The minimum wage in Colombia will go up by 5.9% in Colombia, President Juan Manuel Santos announced after the conclusion of a long negotiation process between the business sector, trade unions, and other stakeholders.
With the increase, the new minimum monthly salary in Colombia for 2018 will be 781,242 pesos, or around $265 USD at today’s exchange rate. The increase comes up short of last year’s 7.0% raise in the minimum wage, which put the 2017 figure at 737,717 pesos. The 2016 increase was also 7.0% while 2014 and 2015 both saw jumps of 4.8%.
The transportation subsidy for workers, which is also a legally mandated minimum and comes on top of the minimum wage, was also raised to 88,211 pesos ($30 USD). This is up by 6.1% from the previous level of 83,140 pesos.

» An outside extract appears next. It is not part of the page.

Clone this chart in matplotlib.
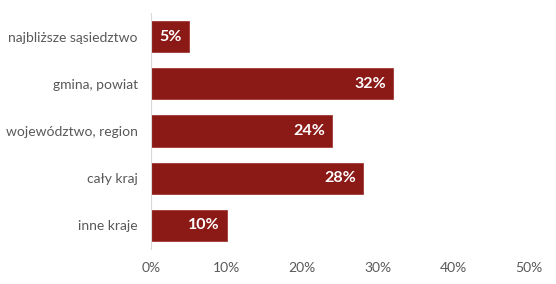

Together, the increases put the overall minimum monthly income for a Colombian worker in 2018 at 869,453 pesos ($296 USD).
In his address, President Santos stressed the complexity and difficulty that the year-end salary negotiation typically presents. The negotiators missed a deadline earlier in the week to come up with a final figure as workers were seeking a 9.0% increase while business sector leaders were pushing for 5.1%, according to Colombian Minister of Labor Griselda Restrepo.
Santos said he hoped the 5.9% raise would help spur in increase in household consumption that can help counter the low-growth climate that the Colombian economy has been stagnating in for much of the past two years.
“The negotiations to set the minimum wage have always been complex,” said Santos, adding that the goal was “to maintain the income of workers but also to avoid a negative effect for the employment of almost 2.5 million workers and pensioners who earn the minimum.”
In addition to the minority of workers who earn the minimum wage, the figure is a key calculation in many other important figures used within the Colombian economy. Known as the “Salario Mínimo Mensual Legal Vigente” (SMMLV), multiples of this number are used for everything from salary payments to levying fines against companies to gauging adequate income levels when approving visa applications.
Among those involved in the negotiations were: Julio Roberto Gómez of General de Trabajadores; Miguel Morantes of Trabajadores de Colombia; Jhon Jairo Díaz, representing pensioners; and Luis Alejandro Pedraza, president of the Central Unitaria de Trabajadores (CUT).
Labor Minister Griselda Restrepo and Finance Minister Mauricio Cárdenas both also attended a key meeting earlier this week to help overcome an impasse that nearly caused the negotiations to fall apart, according to a report by Bogotá-based newspaper El Tiempo.